From Wikipedia
Britain B.C.
Episode One
Prehistoric Britain is the period between the arrival of the first humans in Great Britain and the start of recorded British history. The period prior to occupation by the genus Homo is part of the Geology of the British Isles. The history of Britain is conventionally reckoned to begin in AD 43 with the Roman invasion of Britain, though some historical information is available from before this. Prehistory is commonly divided chronologically into distinct periods, based on the development of tools from stone to bronze and iron as well as changes in culture and climate, but their boundaries are uncertain, and the changes between them gradual; the dates of the changes are generally different from those of continental Europe.

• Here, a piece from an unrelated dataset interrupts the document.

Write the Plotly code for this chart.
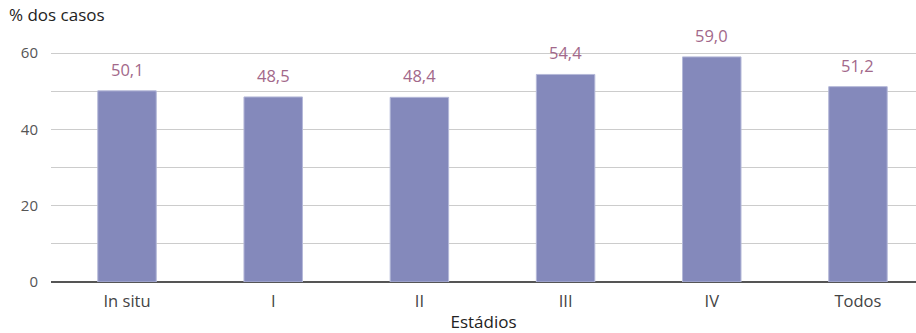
import plotly.graph_objects as go

# Proportion of cases by stage
estadios = ["In situ", "I", "II", "III", "IV", "Todos"]
percentagens = [50.1, 48.5, 48.4, 54.4, 59.0, 51.2]
rotulos = ["50,1", "48,5", "48,4", "54,4", "59,0", "51,2"]
y_ticks = [0, 20, 40, 60]

FONT = "Open Sans"
BAR_COLOR = "#8489bb"
LABEL_COLOR = "#a2688a"

fig = go.Figure()
fig.add_trace(go.Bar(
    x=list(range(len(estadios))),
    y=percentagens,
    width=0.40,
    marker=dict(color=BAR_COLOR, line=dict(color="#b4b8d8", width=1)),
    hoverinfo="skip",
))

for i, (v, t) in enumerate(zip(percentagens, rotulos)):
    fig.add_annotation(
        x=i, y=v, text=t, showarrow=False, yanchor="bottom", yshift=8,
        font=dict(family=FONT, size=16.5, color=LABEL_COLOR),
    )

fig.add_annotation(
    text="% dos casos", xref="paper", yref="paper", x=-0.051, y=1.0,
    xanchor="left", yanchor="bottom", yshift=6, showarrow=False,
    font=dict(family=FONT, size=17, color="#222222"),
)

fig.update_layout(
    width=916, height=333,
    margin=dict(l=51, r=0, t=34, b=51),
    paper_bgcolor="white", plot_bgcolor="white",
    showlegend=False,
    font=dict(family=FONT),
    xaxis=dict(
        tickmode="array", tickvals=list(range(len(estadios))), ticktext=estadios,
        range=[-0.52, 5.397], showgrid=False, zeroline=False,
        showline=False, ticks="", ticklabelstandoff=7,
        tickfont=dict(family=FONT, size=16.5, color="#444444"),
        title=dict(text="Estádios", standoff=11,
                   font=dict(family=FONT, size=17, color="#222222")),
    ),
    yaxis=dict(
        range=[0, 65], showgrid=True, gridcolor="#cccccc", gridwidth=1,
        tickmode="array", tickvals=[0, 10, 20, 30, 40, 50, 60],
        ticktext=["0", "", "20", "", "40", "", "60"],
        zeroline=True, zerolinecolor="#555555", zerolinewidth=2,
        ticks="", ticklabelstandoff=12,
        tickfont=dict(family=FONT, size=15, color="#555555"),
    ),
)

fig.write_html("out.html")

Britain has been intermittently inhabited by members of the Homo genus for hundreds of thousands of years and by Homo sapiens for tens of thousands of years. DNA analysis has shown that modern man arrived in Britain before the last ice age but retreated to Southern Europe when much of Britain was ice covered, with the remainder being tundra. At this time the sea level was around 127m (417ft.) lower than today so that Britain was joined to Ireland and to the continent of Europe.
After the end of the last Ice Age (around 9500 years ago) Ireland became separated from Britain and later (around 6500 BC) Britain was cut off from the rest of Europe. By 12,000 BC Britain had been reoccupied, as shown by archaeology. By around 4000 BC, the island was populated by people with a Neolithic culture. However, none of the pre-Roman inhabitants of Britain have any known surviving written language. No literature of pre-Roman Britain has survived, so its history, culture and way of life are known mainly through archaeological finds. Though the main evidence for the period is archaeological, there is a growing amount of genetic evidence which is still changing. There is also a small amount of linguistic evidence, from river and hill names, which is covered in the articles on Pre-Celtic and Celtic.